Thursday, 15 November 2007


Javier Blas in Riyadh and Ed Crooks in Rome, FT Syndication Service
Opec on Wednesday rejected calls from the US, its largest customer, to agree to increase production when it meets for its summit in Riyadh at the weekend.
Abdulla El-Badri, Opec secretary general, said that there was "not shortage of oil" in the market and deferred any decision on production to the next ministerial meeting of the oil producers' cartel in Abu Dhabi in December.
"At this time, frankly, we don't see that we need to add any oil, but this is up to the ministers to decide" Mr El-Badri said in a press conference, suggesting that the ministers of the oil cartel might decide against raising production at the Abu Dhabi meeting.
The comments came after Samuel Bodman, the US energy secretary, urged Opec on Tuesday to raise production this weekend. He said the price of oil was at such high levels in part because developed countries' stocks were below their five-year averages.
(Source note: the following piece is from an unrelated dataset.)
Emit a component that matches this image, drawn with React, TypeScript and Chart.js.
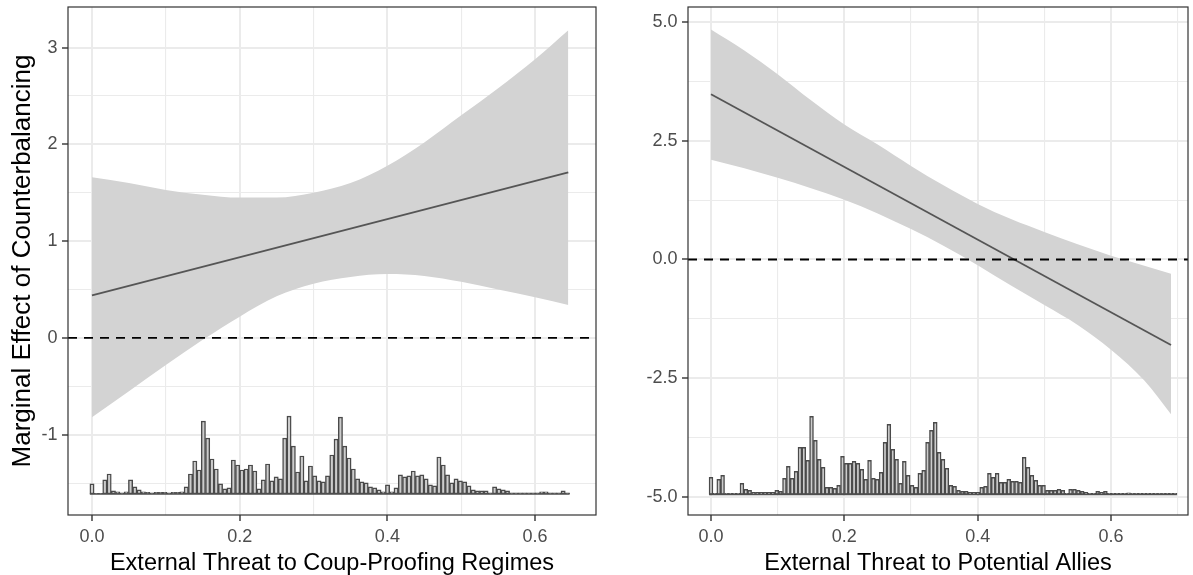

West Texas Intermediate (WTI) crude oil recovered on Wednesday from previous losses. In early London trading, it was 53 cents higher to $91.70 a barrel. WTI traded as high as $98.62 a barrel last week and has been trading in a band from $80 to nearly $100 a barrel since mid-September, raising concerns of an inflation spike.
Mr El-Badri said, however, that the "US should help to resolve the problem" and enumerated several factors, among them bottleneck in refining, geopolitical concerns and the weakness of the US dollar, that were affecting the oil price.
"The US has not invested in refining capacity in 30 years. The refineries are operating at 80 per cent. That is not adequate," Mr El-Badri said. "We have also the problem of the dollar," the secretary general added.
Opec, has already said that it will not discuss a production increase at this weekend's heads of state meeting. But Mr Bodman told reporters at the World Energy Congress in Rome: "I have asked that that be reconsidered. I have asked them to increase production."
He said he was trying to draw Opec's attention to the fact that the inventory numbers were "troubling". The US's call on Opec comes after a similar request from China, the second world's largest consumer, and the European Union.
Mr El Badri reiterated that Opec was not interested in "high or low prices, but in a stable market" and said that the group did not want to see "shortages".
However, the prospect of an Opec production increase next month receded on Tuesday after the International Energy Agency, the west's watchdog, said high prices were starting to hit demand for crude.
The IEA cut its forecast for demand for the rest of this year and next.
"There are strong signs that higher prices are depressing demand," the watchdog said after oil prices had moved close to the $100-a-barrel mark.
In its November monthly oil market report, the IEA cut its fourth-quarter demand forecast by a hefty 500,000 barrels a day to 87.1m b/d, bringing the cumulative demand adjustment over the past four months to 1m b/d.
Nauman Barakat, of Macquarie Futures in New York, said: "Demand destruction may finally become a lot more of a factor as a result of the dramatic price rise in the last four months."